TOWN OF ROCKLAND, Appellant, v. EUSTANCE & HOROWITZ P.C., Respondent.

Decided: June 28, 2001

Before:  MERCURE, J.P., PETERS, SPAIN, CARPINELLO and MUGGLIN, JJ. Gerald Orseck, Liberty, for appellant. Berger, Friedman & Christiana (Jay A. Kaplan of counsel), Kingston, for respondent.

Appeals (1) from an order of the Supreme Court (Vogt, J.H.O.), entered March 13, 2000 in Sullivan County, upon a decision of the court in favor of defendant, and (2) from the judgment entered thereon.

Defendant, an engineering firm, has maintained a professional relationship with plaintiff since 1970.   At issue in this action is defendant's entitlement to payment for certain services rendered from 1989 through 1994.   In most cases, the bills and accompanying vouchers for the underlying professional services were approved and, in fact, paid by plaintiff.   Plaintiff's present dispute is largely predicated upon its claim that the work was actually performed as part of a fixed-price component of a May 3, 1990 contract (hereinafter the FmHA contract) for engineering services in connection with Farmers Home Administration (hereinafter FmHA) funded improvements to the Roscoe Rockland Water District, consisting of 4,700 feet of water main, a 500,000 gallon water storage tank and two new wells and pumps.   It is defendant's position, however, that the disputed billings are for services performed under an October 18, 1989 oral agreement for well exploration services and also a May 5, 1989 written contract for the provision of engineering services for Department of Housing and Urban Development (hereinafter HUD) financed improvements to the fire protection system of the hamlet of Roscoe in Sullivan County (hereinafter the HUD contract).   Notably, plaintiff concedes that all of the work underlying the disputed vouchers was actually performed and that the charges therefor are reasonable in amount.   Essentially adopting defendant's position, Supreme Court rejected plaintiff's claim for recoupment of $36,785 and awarded defendant $37,255 for additional unpaid charges.   Plaintiff appeals, and we affirm.

 Initially, we reject plaintiff's premise that no work was performed or payment authorized under the HUD contract.   The sole support for this unwarranted supposition appears to be the cryptic statement in Supreme Court's written decision that “[n]o work was ever done to advance this project”.   That language is contained in Supreme Court's statement of facts and, particularly, its explanation that the HUD-financed project to pump water from a nearby creek into the water mains of plaintiff's fire hydrants was subsequently subsumed within the more extensive FmHA project, which not only enhanced plaintiff's firefighting capabilities but provided plaintiff with additional potable drinking water.   In fact, Supreme Court upheld the validity of a number of defendant's vouchers for work done under the HUD contract, which were always submitted under the notation “Roscoe Water District Fire Protection System Improvements”, and plaintiff points to no trial evidence supporting the contention that the parties had abandoned the HUD contract.
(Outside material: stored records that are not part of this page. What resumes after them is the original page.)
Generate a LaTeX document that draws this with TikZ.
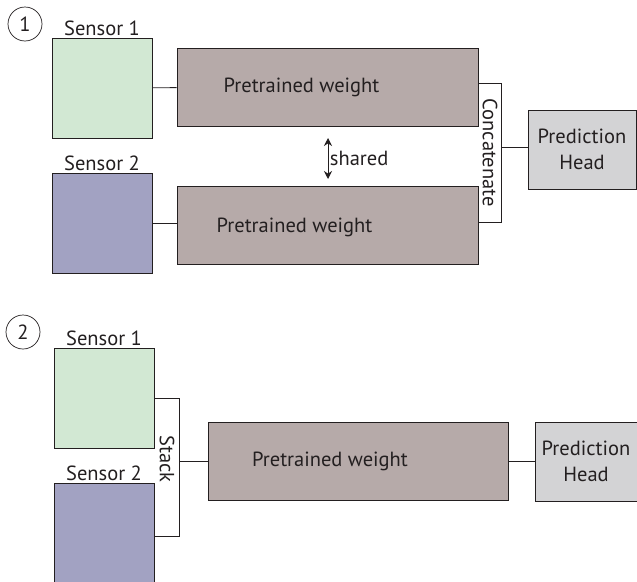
\documentclass[tikz,border=0pt]{standalone}
\usepackage{fontspec}
\setmainfont{PT Sans}
\usepackage{xcolor}
\usetikzlibrary{arrows.meta,positioning,calc}

\definecolor{inkgray}{HTML}{231F20}
\definecolor{sensorgreen}{HTML}{D2E8D3}
\definecolor{sensorblue}{HTML}{A2A2C2}
\definecolor{weightbrown}{HTML}{B6AAA9}
\definecolor{headgray}{HTML}{D3D3D5}

\tikzset{
  sensorbox/.style={draw=inkgray, line width=0.9pt, minimum width=100pt, minimum height=100pt, inner sep=0pt},
  weightbox/.style={draw=inkgray, line width=0.9pt, fill=weightbrown, minimum width=301pt, minimum height=78pt, inner sep=0pt},
  headbox/.style={draw=inkgray, line width=0.9pt, fill=headgray, minimum height=79pt, inner sep=0pt, align=center},
  stepnum/.style={draw=inkgray, line width=0.7pt, circle, minimum size=34pt, inner sep=0pt},
  wire/.style={draw=inkgray, line width=0.9pt}
}

\begin{document}
\begin{tikzpicture}[x=1pt, y=-1pt, font=\fontsize{20.5}{26}\selectfont, text=inkgray]
  \useasboundingbox (0,0) rectangle (637,581);

  % ---- Variante 1: zwei Sensoren, geteilte Gewichte
  \node[stepnum] (num1) at (25,24) {1};

  \node[sensorbox, fill=sensorgreen, label={[yshift=-2pt]above:Sensor 1}] (s1a) at (102,88) {};
  \node[sensorbox, fill=sensorblue, label={[yshift=-2pt]above:Sensor 2}] (s2a) at (102,223) {};

  \node[weightbox, label={[xshift=-26pt]center:Pretrained weight}] (pw1) at (327.5,87) {};
  \node[weightbox, label={[xshift=-33pt, yshift=-2pt]center:Pretrained weight}] (pw2) at (327.5,225.5) {};

  \draw[wire] (s1a) -- (pw1);
  \draw[wire] (s2a.east) -- (s2a.east -| pw2.west);

  % geteilte Gewichte
  \coordinate (sh1) at (328,138);
  \coordinate (sh2) at (328,179);
  \draw[wire, {Stealth[length=8pt,width=8pt]}-{Stealth[length=8pt,width=8pt]}] (sh1) -- (sh2)
    node[midway, right, inner sep=1.5pt] {shared};

  % Concatenate-Klammer
  \coordinate (cat1) at ($(pw1.east)+(23,-4)$);
  \coordinate (cat2) at ($(pw2.east)+(23,-3)$);
  \draw[wire] (pw1.east |- cat1) -- (cat1) -- (cat2) -- (pw2.east |- cat2);
  \node[rotate=-90, inner sep=0pt] (cat) at ($(cat1)!0.5!(cat2)+(-11.5,0)$) {Concatenate};

  \node[headbox, minimum width=108pt] (head1) at (582,149.5) {Prediction\\Head};
  \draw[wire] ($(cat1)!0.46!(cat2)$) -- (head1.west |- {$(cat1)!0.46!(cat2)$});

  % ---- Variante 2: Sensoren gestapelt
  \node[stepnum] (num2) at (23,332) {2};

  \node[sensorbox, fill=sensorgreen, label={[yshift=-2pt]above:Sensor 1}] (s1b) at (104,398) {};
  \node[sensorbox, fill=sensorblue, label={[yshift=-2pt]above:Sensor 2}] (s2b) at (104,533) {};

  % Stack-Klammer
  \coordinate (stk1) at ($(s1b.east)+(25,0)$);
  \coordinate (stk2) at ($(s2b.east)+(25,3)$);
  \draw[wire] (s1b.east) -- (stk1) -- (stk2) -- (s2b.east |- stk2);
  \node[rotate=-90, inner sep=0pt] (stk) at (167,459) {Stack};

  \node[weightbox, minimum width=300pt, label={[xshift=-28pt]center:Pretrained weight}] (pw3) at (358,461) {};
  \draw[wire] (stk1 |- pw3.west) -- (pw3.west);

  \node[headbox, minimum width=102pt] (head2) at (586,461.5) {Prediction\\Head};
  \draw[wire] (pw3.east |- head2.west) -- (head2.west);
\end{tikzpicture}
\end{document}
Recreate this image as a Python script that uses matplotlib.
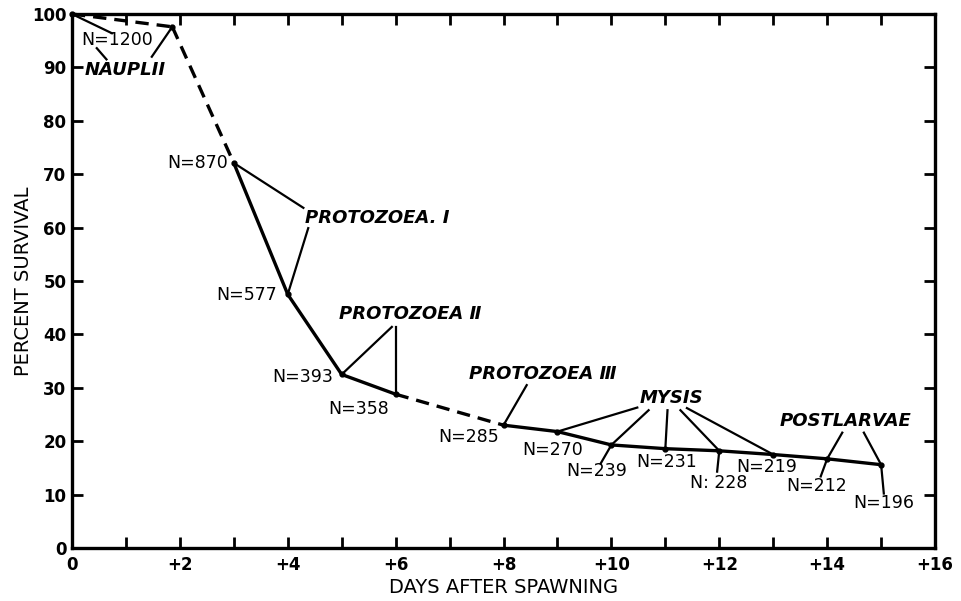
"""Percent survival of shrimp larvae by days after spawning, with stage labels."""
import matplotlib

matplotlib.use("Agg")
import matplotlib.pyplot as plt

# survival curve
days = [0, 1.86, 3, 4, 5, 6, 8, 9, 10, 11, 12, 13, 14, 15]
survival = [100, 97.6, 72.1, 47.5, 32.5, 28.8, 23.0, 21.8, 19.3, 18.6, 18.2, 17.5, 16.7, 15.6]
n_labels = ["N=1200", None, "N=870", "N=577", "N=393", "N=358", "N=285", "N=270",
            "N=239", "N=231", "N: 228", "N=219", "N=212", "N=196"]
stages = ["NAUPLII", "PROTOZOEA. \u2160", "PROTOZOEA \u2161", "PROTOZOEA \u2162",
          "MYSIS", "POSTLARVAE"]
x_ticks = list(range(0, 17))
x_ticklabels = ["0" if d == 0 else (f"+{d}" if d % 2 == 0 else "") for d in x_ticks]
y_ticks = list(range(0, 101, 10))

# segments drawn dashed (interval index i joins point i and i+1)
DASHED = {0, 1, 5}

# label placement: (x, y, ha) in data units
N_POS = [(0.84, 95.2, "center"), None, (2.9, 72.1, "right"), (3.8, 47.4, "right"),
         (4.85, 32.1, "right"), (5.31, 26.1, "center"), (7.35, 20.7, "center"),
         (8.91, 18.4, "center"), (9.72, 14.5, "center"), (11.02, 16.1, "center"),
         (11.98, 12.1, "center"), (12.87, 15.1, "center"), (13.8, 11.7, "center"),
         (15.05, 8.5, "center")]
STAGE_POS = [(0.98, 89.6), (5.66, 61.8), (6.27, 43.9), (8.72, 32.6), (11.12, 28.0),
             (14.34, 23.8)]

# leader lines: start (x, y) -> point index, optionally continuing to an end (x, y)
LEADERS = [
    ((0.74, 96.4), 0, None),
    ((1.48, 92.0), 1, None),
    ((4.29, 63.7), 2, None),
    ((4.38, 59.9), 3, None),
    ((5.93, 41.4), 4, None),
    ((6.0, 41.4), 5, None),
    ((8.43, 30.5), 6, None),
    ((10.48, 26.3), 7, None),
    ((10.69, 25.8), 8, (9.8, 15.8)),
    ((11.04, 25.8), 9, None),
    ((11.28, 25.8), 10, (11.96, 14.3)),
    ((11.4, 26.2), 11, None),
    ((14.28, 21.6), 12, (13.88, 13.4)),
    ((14.68, 21.6), 13, (15.05, 10.2)),
]
FREE_LINES = [((0.46, 93.6), (0.64, 91.5))]

plt.rcParams["font.family"] = ["DejaVu Sans"]

fig = plt.figure(figsize=(9.62, 6.01), dpi=100)
ax = fig.add_axes([0.0748, 0.0882, 0.8972, 0.8885])

for i in range(len(days) - 1):
    ls = (0, (4, 2.4)) if i in DASHED else "-"
    ax.plot(days[i:i + 2], survival[i:i + 2], color="black", lw=2.4, ls=ls,
            solid_capstyle="round", clip_on=False)
ax.plot(days, survival, "o", color="black", ms=3.5, clip_on=False)

for start, idx, end in LEADERS:
    xs = [start[0], days[idx]]
    ys = [start[1], survival[idx]]
    if end is not None:
        xs.append(end[0])
        ys.append(end[1])
    ax.plot(xs, ys, color="black", lw=1.6, clip_on=False)
for (x0, y0), (x1, y1) in FREE_LINES:
    ax.plot([x0, x1], [y0, y1], color="black", lw=1.6)

for lab, pos in zip(n_labels, N_POS):
    if lab is None:
        continue
    x, y, ha = pos
    ax.text(x, y, lab, ha=ha, va="center", fontsize=12.5, color="black")

for lab, (x, y) in zip(stages, STAGE_POS):
    ax.text(x, y, lab, ha="center", va="center", fontsize=13, fontweight="bold",
            style="italic", color="black")

ax.set_xlim(0, 16)
ax.set_ylim(0, 100)
ax.set_xticks(x_ticks)
ax.set_xticklabels(x_ticklabels)
ax.set_yticks(y_ticks)
ax.tick_params(direction="in", length=8, width=2, top=True, right=True,
               labelsize=12, pad=4)
ax.tick_params(axis="x", pad=6)
for lab in ax.get_xticklabels() + ax.get_yticklabels():
    lab.set_fontweight("bold")
for sp in ax.spines.values():
    sp.set_linewidth(2.4)

ax.set_xlabel("DAYS AFTER SPAWNING", fontsize=14, labelpad=3)
ax.set_ylabel("PERCENT SURVIVAL", fontsize=14, labelpad=-1)

fig.savefig("out.png", dpi=100)
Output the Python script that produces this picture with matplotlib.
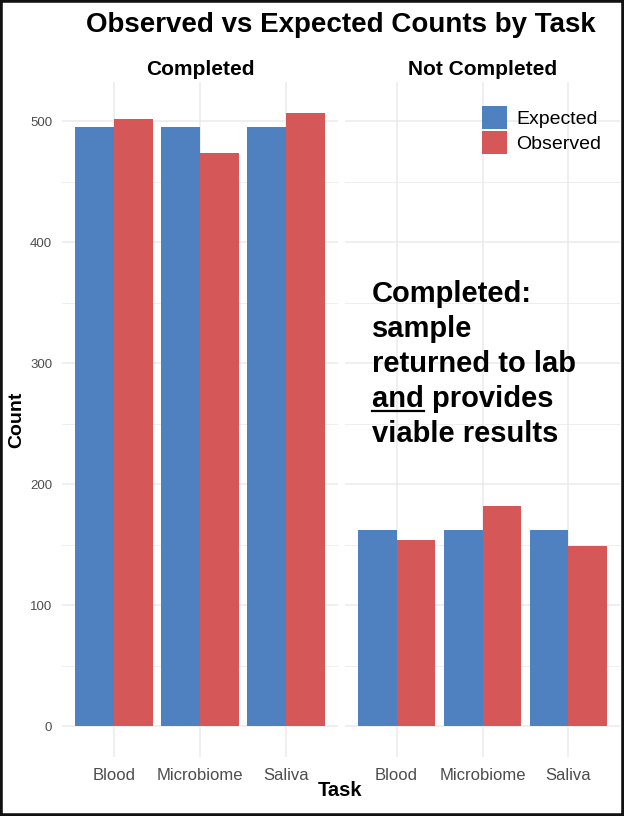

 Also unpersuasive is plaintiff's contention that billings rendered for well exploration services were actually part of the FmHA contract, for which defendant was paid in full.   Notably, Leon Siegel, plaintiff's supervisor at the time when plaintiff authorized the well exploration services and entered into the FmHA contract, testified at trial that defendant's well exploration activities were not part of the FmHA contract and were contemplated by the parties well before they entered into the FmHA contract.   In fact, the evidence shows that work on the well exploration contract was initiated nearly a year before the FmHA contract was signed.   In addition, our examination of the HUD contract and the FmHA contract reveals that neither made any provision for well exploration services by defendant and, as noted, the bills submitted for well exploration services contained the notation “Roscoe Water District Well Exploration” and not “Rockland Water District Improvements-FmHA Application”, the notation upon bills submitted under the FmHA contract.   Finally, notwithstanding defendant's inability to establish the precise terms of the oral well exploration contract, we agree with defendant that Supreme Court had the authority to uphold the payment for those services on a quantum meruit basis.

Plaintiff's additional contentions are either unpreserved or have been considered and found to be lacking in merit.

ORDERED that the order and judgment are affirmed, with costs.